### [Exercise instructions]
Omit the pictures and output exactly the lines from the start of the entries through the line containing "625, 626, 627]".

* begin *

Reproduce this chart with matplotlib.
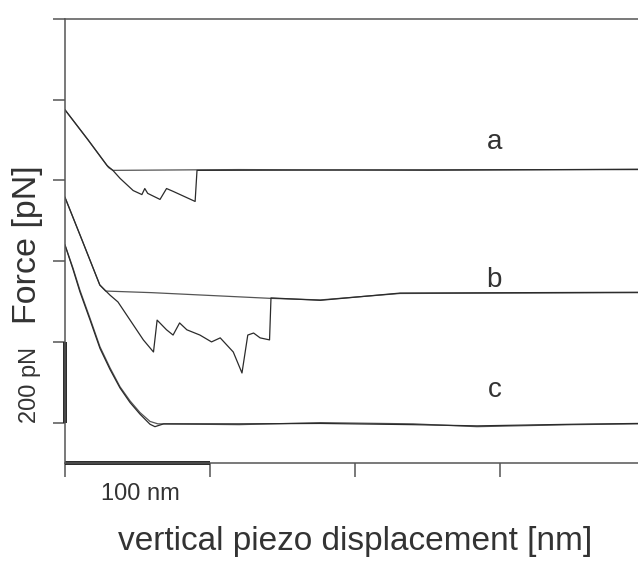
import matplotlib.pyplot as plt

plt.rcParams['font.family'] = ['Liberation Sans', 'DejaVu Sans']

# Curve a (pN vs nm)
a_app_x = [0, 16, 30, 33, 120, 250, 395]
a_app_y = [775, 700, 632, 625, 627, 625, 628]
a_ret_x = [0, 16, 29, 33, 38, 47, 53, 55, 57, 65.5, 70, 74.5, 89.7, 91, 200, 395]
a_ret_y = [775, 700, 637, 625, 605, 575, 565, 580, 568, 553, 580, 573, 548, 625, 626, 627]

# Curve b
b_app_x = [0, 12, 24, 28, 60, 141, 176, 231, 395]
b_app_y = [558, 450, 341, 326, 322, 308, 304, 320, 322]
b_ret_x = [0, 12, 24, 31, 36.5, 54, 61, 63.5, 70, 74.5, 79, 84, 93, 101, 107,
           116, 122, 126, 130, 134.5, 141, 142, 176, 231, 395]
b_ret_y = [558, 450, 341, 316, 299, 205, 175, 254, 230, 217, 247, 230, 217, 200, 210,
           175, 123, 217, 222, 210, 205, 309, 303, 321, 323]

# Curve c
c_app_x = [0, 5.5, 10.3, 17.2, 24.1, 31, 37.9, 44.8, 51.7, 58.6, 64, 120, 176, 240, 284, 350, 395]
c_app_y = [440, 383, 328, 259, 188, 136, 89, 54, 25, 3, -3, -5, 0, -3, -10, -5, -3]
c_ret_x = [0, 5.5, 10.3, 17.2, 24.1, 31, 37.9, 44.8, 51.7, 58.6, 62, 68, 120, 176, 240, 284, 350, 395]
c_ret_y = [440, 380, 324, 255, 184, 132, 86, 50, 21, -4, -10, -3, -3, -2, -5, -8, -4, -2]

labels = ['a', 'b', 'c']
label_y = [679, 336, 64]

fig = plt.figure(figsize=(6.38, 5.61), dpi=100)
ax = fig.add_axes([65/638, 98/561, 573/638, 444/561])

col = '#2b2b2b'
ax.plot(a_app_x, a_app_y, color='#555555', lw=0.9)
ax.plot(a_ret_x, a_ret_y, color=col, lw=0.9)
ax.plot(b_app_x, b_app_y, color='#555555', lw=0.9)
ax.plot(b_ret_x, b_ret_y, color=col, lw=0.9)
ax.plot(c_app_x, c_app_y, color='#555555', lw=0.9)
ax.plot(c_ret_x, c_ret_y, color=col, lw=0.9)

for lab, ly in zip(labels, label_y):
    ax.text(296, ly, lab, fontsize=20, ha='center', va='baseline', color='#333333')

ax.set_xlim(0, 395)
ax.set_ylim(-100, 1000)

# scale bars
ax.plot([0, 100], [-100, -100], color='#222222', lw=2.8, clip_on=False, solid_capstyle='butt')
ax.plot([0, 0], [0, 200], color='#222222', lw=2.8, clip_on=False, solid_capstyle='butt')
ax.text(51.7, -178, '100 nm', fontsize=17, ha='center', va='center', color='#333333')
ax.text(-24, 94, '200 pN', fontsize=17, rotation=90, ha='center', va='center',
        color='#333333', clip_on=False)

ax.set_xticks([0, 100, 200, 300])
ax.set_yticks([0, 200, 400, 600, 800, 1000])
ax.set_xticklabels([])
ax.set_yticklabels([])
ax.tick_params(axis='x', direction='out', length=10, width=1.1, color='#555555')
ax.tick_params(axis='y', direction='out', length=8.6, width=1.1, color='#555555')
for s in ['left', 'bottom', 'top']:
    ax.spines[s].set_color('#555555')
    ax.spines[s].set_linewidth(1.1)
ax.spines['right'].set_visible(False)

fig.text(355.5/638, 1 - 550/561, 'vertical piezo displacement [nm]', fontsize=24,
         ha='center', va='baseline', color='#333333')
fig.text(28/638, 1 - 245/561, 'Force [pN]', fontsize=24.5, rotation=90,
         ha='center', va='center', color='#333333')

fig.savefig('out.png', dpi=100)
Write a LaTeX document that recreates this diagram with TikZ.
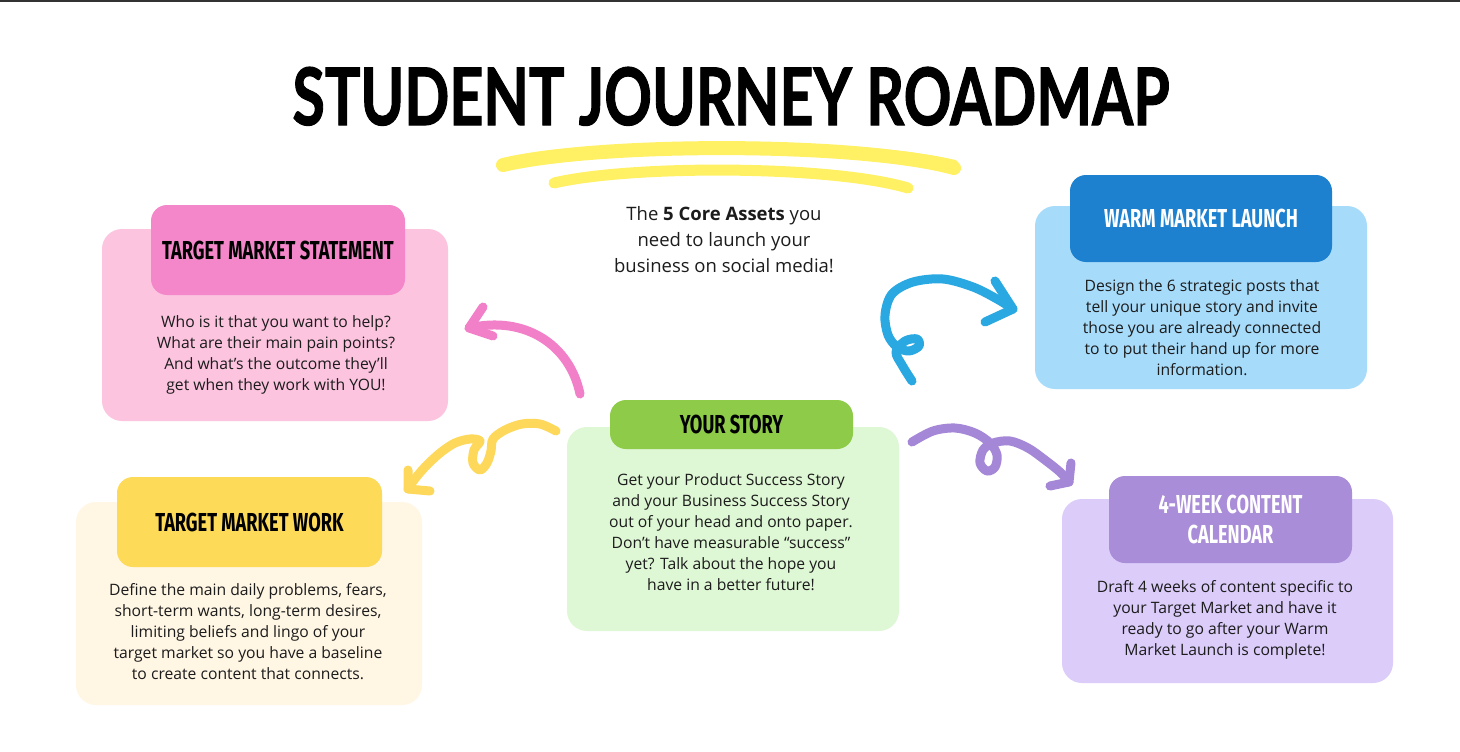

* end *

### [Exercise solution]
Reproduce this chart with matplotlib.
import matplotlib.pyplot as plt

plt.rcParams['font.family'] = ['Liberation Sans', 'DejaVu Sans']

# Curve a (pN vs nm)
a_app_x = [0, 16, 30, 33, 120, 250, 395]
a_app_y = [775, 700, 632, 625, 627, 625, 628]
a_ret_x = [0, 16, 29, 33, 38, 47, 53, 55, 57, 65.5, 70, 74.5, 89.7, 91, 200, 395]
a_ret_y = [775, 700, 637, 625, 605, 575, 565, 580, 568, 553, 580, 573, 548, 625, 626, 627]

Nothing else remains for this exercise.